Where did I confuse you? I get what you're saying, but from my perspective, maybe 'intelligence' also entails complexity?

And maybe from your perspective, not being aware of the terms or concepts I use is a source of frustration for you - which is simply a function of ignorance - or "not knowing".

I've spent a good chunk of my life packing this brain of mine with knowledge, giving me in the process a sense that "things are simple", and yet, "enormously complex!".

Too many people turn away from knowledge and reflection because they seem to be uncomfortable with the process; I wonder whether it is being on the 'receiving' end from a person who has spent a large chunk of their lifetime involved in study, and not liking that 'everything' is not known to them (or can be explained in simple terms without losing some crucial meaning), that there really is "new stuff" under the sun - regardless of what the depressive Solomon had to say on the subject.

As Einstein said - quite well in my opinion; things need to be made simple, but not too simple. If you go "too simple", Einstein's interpretation would appear to suggest that the intended meaning is not properly communicated.

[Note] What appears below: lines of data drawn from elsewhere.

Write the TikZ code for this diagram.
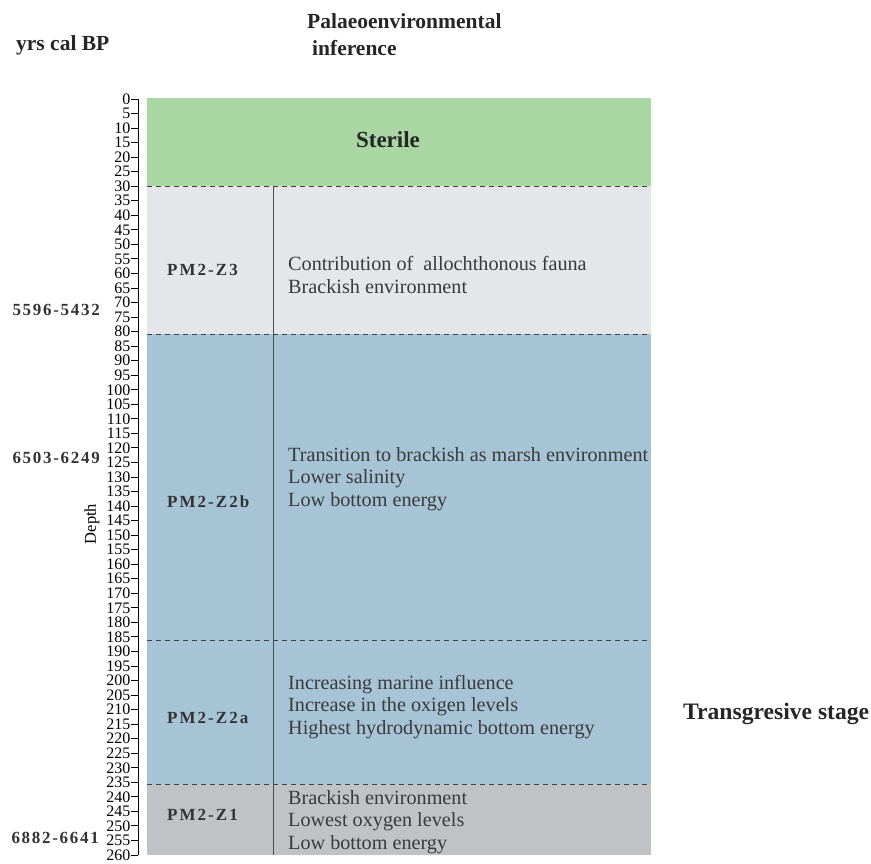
\documentclass[tikz,border=0pt]{standalone}
\usepackage{fontspec}
\setmainfont{Liberation Serif}
\definecolor{sterilegreen}{HTML}{A9D6A3}
\definecolor{zonegrey}{HTML}{E5E6EA}
\definecolor{zoneblue}{HTML}{A6C4D5}
\definecolor{zonedark}{HTML}{C1C2C6}
\definecolor{inktext}{HTML}{3A3A3A}
\begin{document}
\begin{tikzpicture}[x=1pt,y=-1pt,
  tick/.style={anchor=east, inner sep=0.5pt, font=\fontsize{16}{16}\selectfont},
  head/.style={anchor=base west, inner sep=0pt, font=\fontsize{21.5}{21.5}\selectfont\bfseries, text=black!85},
  agelab/.style={anchor=east, inner sep=0pt, font=\fontsize{17}{17}\selectfont\bfseries\addfontfeature{LetterSpace=10}, text=black!80},
  zonelab/.style={anchor=west, inner sep=0pt, font=\fontsize{17}{17}\selectfont\bfseries\addfontfeature{LetterSpace=12}, text=black!80},
  inference/.style={anchor=west, inner sep=0pt, align=left, font=\fontsize{20.2}{22.6}\selectfont, text=inktext},
  zoneline/.style={dashed, dash pattern=on 5pt off 4pt, line width=0.9pt, black!75},
  divider/.style={line width=0.9pt, black!70}]
\useasboundingbox (0,0) rectangle (871,863);
\coordinate (boxtl) at (147,98);
\coordinate (boxbr) at (651,855);
\coordinate (b30) at (147,186);
\coordinate (b80) at (147,334);
\coordinate (b185) at (147,640);
\coordinate (b235) at (147,784);
\fill[sterilegreen] (boxtl) rectangle (b30 -| boxbr);
\fill[zonegrey] (b30) rectangle (b80 -| boxbr);
\fill[zoneblue] (b80) rectangle (b235 -| boxbr);
\fill[zonedark] (b235) rectangle (boxbr);
\draw[zoneline] (b30) -- (b30 -| boxbr);
\draw[zoneline] (b80) -- (b80 -| boxbr);
\draw[zoneline] (b185) -- (b185 -| boxbr);
\draw[zoneline] (b235) -- (b235 -| boxbr);
\coordinate (divtop) at (273,186);
\coordinate (divbot) at (273,855);
\draw[divider] (divtop) -- (divbot);
\coordinate (axtop) at (138,99);
\coordinate (axbot) at (138,855);
\draw[line width=0.9pt] (axtop) -- (axbot);
\foreach \d in {0,5,...,260}{
  \node[tick] (t\d) at (131,{99+2.9077*\d}) {\d};
  \draw[line width=0.9pt] (t\d.east) -- (t\d.east -| axtop);
}
\node[rotate=90, inner sep=0pt, font=\fontsize{16.5}{16.5}\selectfont] (depth) at (92,524) {Depth};
\node[head] (yrs) at (16,50) {yrs cal BP};
\node[head] (pal) at (307,28) {Palaeoenvironmental};
\node[head] (inf) at (312,55) {inference};
\node[font=\fontsize{23}{23}\selectfont\bfseries, text=black!85] (sterile) at (388,140) {Sterile};
\node[zonelab] (z3) at (167,270) {PM2-Z3};
\node[zonelab] (z2b) at (167,502) {PM2-Z2b};
\node[zonelab] (z2a) at (167,718) {PM2-Z2a};
\node[zonelab] (z1) at (167,815) {PM2-Z1};
\node[agelab] (age3) at (100,310) {5596-5432};
\node[agelab] (age2b) at (100,458) {6503-6249};
\node[agelab] (age1) at (99,838) {6882-6641};
\node[inference] (inf3) at (288,275) {Contribution of\ \ allochthonous fauna\\Brackish environment};
\node[inference] (inf2b) at (288,479) {Transition to brackish as marsh environment\\Lower salinity\\Low bottom energy};
\node[inference] (inf2a) at (288,707) {Increasing marine influence\\Increase in the oxigen levels\\Highest hydrodynamic bottom energy};
\node[inference] (inf1) at (288,822) {Brackish environment\\Lowest oxygen levels\\Low bottom energy};
\node[head, font=\fontsize{23.6}{23.6}\selectfont\bfseries] (stage) at (683,719) {Transgresive stage};
\end{tikzpicture}
\end{document}
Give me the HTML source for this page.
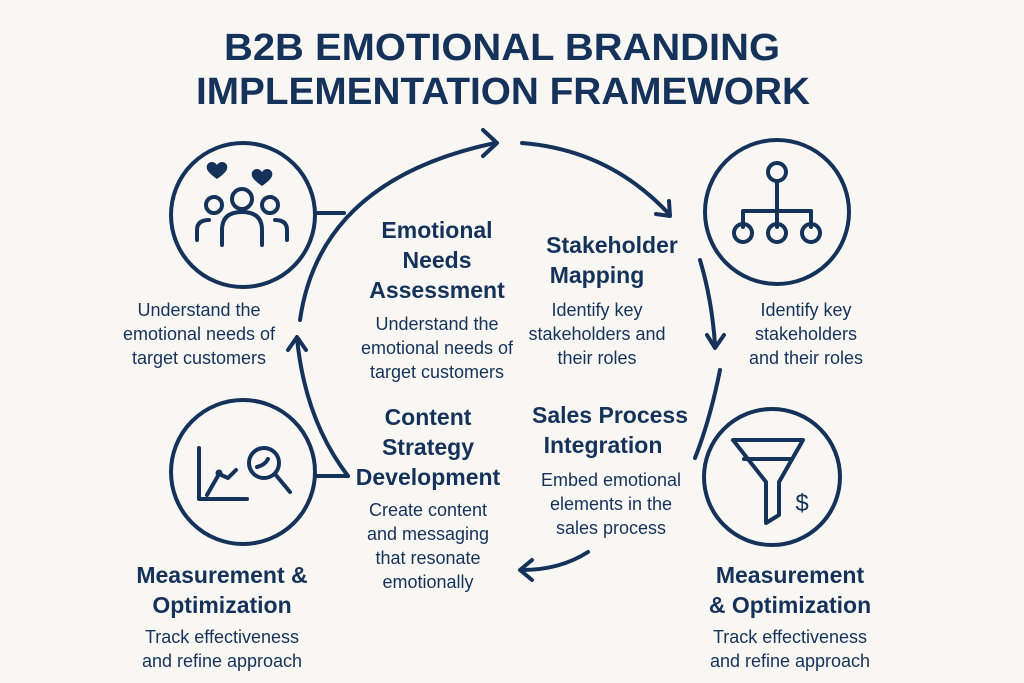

Conversely, if you're too complex or employing unnecessary concepts, you can go in the other direction, and just be pretentious.

I have gone in both directions before - not liking the pretentious of unnecessary language; and also being too simple, and noticing how my simple words were misinterpreted.

Ultimately, and I know this isn't something many people agree with, but you need to realize the usefulness of knowledge. As a person who enjoys the process (usually) I know that ignorance carries with it more problems than knowledge does.